There are also departments at some schools that have a reputation for not being good places for women, even if that’s not the case anymore. It may be a department that has a history of unconscious bias or discrimination. But the main problem we see is that there are double standards in terms of what’s expected from male and female professors, and this is something that can make it difficult to advance in your career as a woman.

[] What can you tell me about the experiences you’ve had through your affiliation with the ESWN?

[Dr. Marin-Spiotta] I got involved with the ESWN after I finished my PhD, through a person I met who was one of the organization’s founding members. At the time, I had an NSF Fellowship. I had also had, as I mentioned, numerous women faculty and women mentors. And I had experience with senior people of both sexes who were very supportive, as well as some others who were not.

Overall, I was lucky as a grad student. I had great peers in my lab. We supported one another and had a peer-mentoring network. When I moved into my NSF fellowship, I left that network behind. So it was a good time for me to join the ESWN because it was a way for women scientists to connect to other women, share thoughts about the challenges they were facing, and offer advice to one another. I found it to be empowering and inspiring. 

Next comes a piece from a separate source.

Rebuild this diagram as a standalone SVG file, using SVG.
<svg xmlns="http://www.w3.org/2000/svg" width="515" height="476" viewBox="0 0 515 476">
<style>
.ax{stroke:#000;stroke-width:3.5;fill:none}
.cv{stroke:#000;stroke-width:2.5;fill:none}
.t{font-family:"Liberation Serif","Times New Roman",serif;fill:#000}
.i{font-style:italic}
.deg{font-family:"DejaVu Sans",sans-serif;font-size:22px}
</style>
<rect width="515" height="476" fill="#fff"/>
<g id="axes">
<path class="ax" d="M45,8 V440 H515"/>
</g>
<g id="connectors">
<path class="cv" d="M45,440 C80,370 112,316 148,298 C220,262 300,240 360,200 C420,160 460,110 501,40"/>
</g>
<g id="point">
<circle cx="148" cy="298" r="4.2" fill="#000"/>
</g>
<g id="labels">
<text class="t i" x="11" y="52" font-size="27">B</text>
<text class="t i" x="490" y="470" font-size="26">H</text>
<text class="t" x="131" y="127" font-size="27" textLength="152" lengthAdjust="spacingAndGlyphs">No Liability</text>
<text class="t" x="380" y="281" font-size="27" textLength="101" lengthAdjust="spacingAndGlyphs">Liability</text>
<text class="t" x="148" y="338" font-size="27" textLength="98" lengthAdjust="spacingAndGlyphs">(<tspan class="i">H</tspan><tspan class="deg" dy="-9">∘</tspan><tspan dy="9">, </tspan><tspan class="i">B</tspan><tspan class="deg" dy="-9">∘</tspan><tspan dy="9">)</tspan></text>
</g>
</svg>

When I finished my PhD program, I had no idea what kind of job I was looking for. I only knew that I didn’t want to be a professor. At Stanford and Berkeley I hadn’t had many examples of what a healthy work/life balance looked like. The expectation in academia seemed to be that if you wanted to make it as a scientist you had to work all the time, and if you cared about other things, if you wanted to have a life, then you weren’t a real scientist. That was one of the challenges I was facing. The ESWN turned out to be an incredible source of support and friendship in that regard. I learned a lot about myself and about barriers for women, some of which I hadn’t experienced myself. And, I love the work I do now.

[] It strikes me that you’re pointing to one of the real strengths of an organization like the ESWN. If you’re a woman who encounters road bumps or barriers, you may just think that a career in science isn’t for you. It’s not until you start hearing stories from other women who have overcome those barriers that you realize, “Oh wait, that’s not necessarily unique to me. Other people are experiencing this as well.”
[Dr. Marin-Spiotta] I think you hit the nail on the head, and that for me is the most valuable aspect of it. 

[] You’ve encountered the attitude or the perception that if you’re not willing to devote all of your time to your work as a research scientist/professor, then you’re not serious enough. Initially, that deterred you from wanting to pursue a career in academia. How did you resolve that?
[Dr. Marin-Spiotta] I decided to go into academia in part because I wasn’t sure what else to do. More seriously, once I started my postdoc in an agricultural lab, I missed the university environment. I missed working with students. I missed mentoring, which I did a lot of as a graduate student. And I missed the intellectual stimulation and social environment. 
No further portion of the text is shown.